Mentre la stampa italiana dedica un’attenzione spropositata ai 163 grillini neoeletti, e alla possibilità che votino o no la fiducia a un governo tecnico, lo stato italiano ha approfittato della disattenzione generale per buttare in strada oltre 13mila rifugiati della  primavera araba. I giornalisti, così eccitati da seguire Grillo mascherato che fa jogging sulla spiaggia, non se ne sono accorti.

Non hanno visto gli autobus della prefettura che hanno prelevato gli ospiti dai centri di accoglienza della Puglia, per scaricarli alla stazione di Brindisi. Hanno ignorato le proteste degli immigrati a Napoli, dove 1154 rifugiati sono finiti in strada.

Quella dell’emergenza Nordafrica è una classica storia italiana, fatta di promesse, inefficienze, mancanza di controllo e organizzazione improvvisata. Una storia iniziata due anni fa, quando durante le rivoluzioni arabe e la guerra in Libia migliaia di profughi si sono riversati sui barconi per Lampedusa. Sono stati sistemati in campi di accoglienza, centri diocesani e alberghi.

Un’emergenza costata alle casse pubbliche oltre un miliardo di euro. Con programmi che dovevano garantire corsi di italiano e di avviamento professionale, con l’impiego di assistenti sociali, mediatori linguistici e avvocati per affiancare i profughi spaesati. Ma alla fine ha prevalso l’immobilismo ed è mancato il coordinamento. Una parte dei profughi se n’è andata, i restanti 13mila ora sono stati messi in strada. Con un biglietto e 500 euro di sostegno. Ma molti non sanno dove andare.

“Stanno tornando da noi e ci chiedono aiuto”, raccontano alla Caritas. È in allarme anche l’associazione dei comuni italiani Anci, che teme che il fiume di rifugiati possa riversarsi nei comuni, obbligandoli a trovare una sistemazione degna. Ma le casse di molti comuni sono vuote: “È stata spesa una somma ingente che poteva essere veicolata in tanti modi anche per preparare i profughi al momento dell’uscita”.

Quella dell’emergenza Nordafrica è una storia emblematica di un paese che non ha mai voluto darsi una legge seria sull’immigrazione, dando in pasto un problema importante al populismo e alla propaganda politica. Facendo credere che tappando la falla di Lampedusa si potesse fermare il fiume umano.

Invece è risaputo che due terzi degli immigrati illegali sbarcano negli aeroporti italiani con un visto turistico, rimanendo semplicemente nel paese. Ributtare 13mila profughi in strada è la prova lampante del fallimento di questa politica. La grave crisi economica con due famiglie su tre in difficoltà contribuisce a raffreddare il feeling degli italiani verso gli immigrati, molti dei quali hanno lasciato l’Italia.

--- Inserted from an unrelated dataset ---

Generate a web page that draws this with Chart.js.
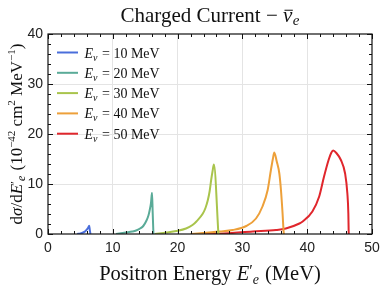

Ne è la prova anche il fallimento elettorale dei candidati di origine straniera alle recenti elezioni regionali. Tutti esclusi, a partire dall’ex parlamentare Jean-Leonard Touadi, capolista del Pd nel Lazio. Bocciato Fidel Mbanga Bauna, volto del Tg3, capolista con Francesco Storace. Bocciati l’algerino Ferdes Abderrezak e la ruandese Françoise Kankindi, entrambi candidati dal Pd.

In Lombardia i duemila voti del leghista Tony Iwobi erano insufficienti. Nel Pd non ce l’hanno fatta né il pakistano Reas Syed, né la romena Emilia Stoica. E sono stati azzerati il camerunense Otto Bitjoka e il ruandese Jean Claude Mugabo della lista civica di Ambrosoli. Un segnale non certo incoraggiante.